You told the kindergarten teacher you were
going to howl like a wolf instead,'

"kid" is a baby goat, and Sidney becomes a danger to the herd. With the love of words in the poem I think this is intentional, and I love that double meaning. I love, too, just how wrong this action is-- to refuse and howl: even the most sympathetic teacher won't tolerate that. It can't be tolerated in a classroom. Sidney isn't just misunderstood, she is being a problem.

And the poem passes over this -- you know, her aunt reaches out as from inside a book. She offers no help now ("If you like,/when I die, I'll leave you my encyclopedias.") and no moral judgement, just trivia, and knowledge that someone else has experienced this. I'm here, I'm watching you, I don't condemn you.

Throughout the poem there's this gulf between people-- between the aunt watching and the girl, the girl 10 feet away from the rest, the "eccentrics" and their ruckus in the skull. There are questions about Margaret Davy. I get the feeling that our eccentrics are too aware of these gaps. They can't communicate or ignore it "normally": they find elaborate ways to reach across (Martin Luther's nailing). So the poem tries, with encyclopedia facts and reassurances.

Reassurances: the speaker becomes less and less sure as the poem goes on. "It's true", she says in the fourth line; then she starts to doubt the encyclopedia, and by the end she is asking questions. She wants to discuss things with her niece-- not that Sidney would have the answers? She doesn't really understand grace, that's one thing not her in encyclopedias. Grace, a bridge for an even bigger gulf, between oneself and God. "normality" and her encyclopedias create gulfs. But I don't know that the poem bridges them. It highlights them. Does it open a way across? If the Bible (which I've always considered poetry) is supposed to contain grace and to connect man and God, is poetry the link between man and man? Is there a sloppy essence in the poem we can link to grace-- or is that what experience is?
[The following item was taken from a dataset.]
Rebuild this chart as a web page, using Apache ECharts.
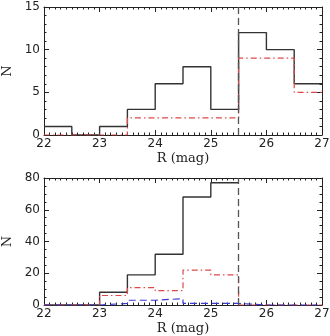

The winding form is kinda hard for me to stick with, and read all through. But then I like recurring images...
"gripping your book like the steering wheel/of a race car you're learning to drive" & "to be lost/in the maze of your sensations, to have/trouble switching gears"; the encyclopedia holding Martin Luther and boiling, the gushy inpouring of grace connecting to boiling water and Margaret Davy's food.